RBI rate controls for inflation

Last week the RBI Governor announced his return to academics and not continue another term. So we decided to look at Mr Raghuram Rajan's work in numbers. The role of RBI is to regulate the issue of Bank Notes and keeping of reserves with a view to securing monetary stability in India and generally to operate the currency and credit system of the country to its advantage. The RBI governor bears the responsibility of executing this mandate. However, Raghuram Rajan is probably the first governor who hasn't been as 'distant' as a classical description of a Governor here.

Through this week and the next we will look at two of the most important and constant battles of RBI - inflation and Rupee value (or Exchange Rate). The RBI has a bunch of tools at its disposal to control inflation (or atleast attempt to) like Repo Rate, Reverse Repo Rate and Cash Reserve Ratio. A Repo Rate is the rate at which RBI lends money to commercial banks. Increasing Repo Rate, reduces banks' incentive to borrow from RBI and ultimately reduce money supply resulting in reducing inflation. Reverse Repo Rate is the rate at which RBI borrows from banks.
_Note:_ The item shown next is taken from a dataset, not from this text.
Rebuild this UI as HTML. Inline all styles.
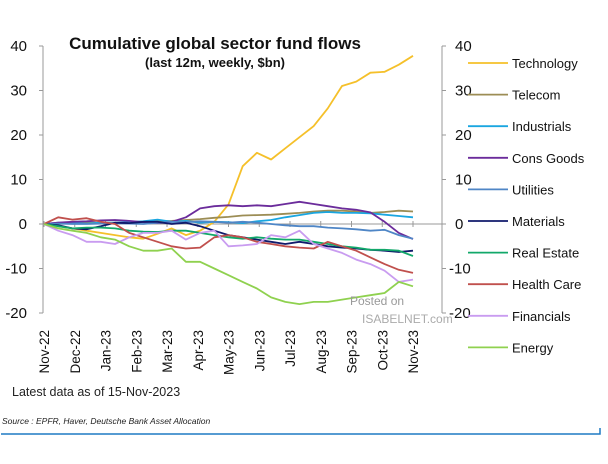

The Reserve bank uses this tool when it feels there is too much money floating in the banking system. Cash Reserve Ratio is a specified minimum fraction of the total deposits of customers, which commercial banks have to hold as reserves either in cash or as deposits with the central bank. Its like a disaster day fund in case banks fall short of money to meet payment demands of depositors. Statuatory Liquidity Ratio is the amount that the commercial banks require to maintain in the form of cash, or gold or govt. approved securities before providing credit to the customers. This chart looks at how these knobs which have been tweaked and tuned since Raghuram Rajan took office. There are other ratio's at RBI's disposal like Marginal Standing Facility, Call Money Rate etc as well.

Inflation in itself is complicated to calculate in Indian context and has been a widely debated subject among economists and policy makers. In 2014 the RBI decided to use Consumer Price Index where the Government decided to stick with Wholesale Price Index for calculation on inflation. We got our inflation data from the World Bank which in turn calculated it based based on CPI. The rest of the data is courtesy RBI website.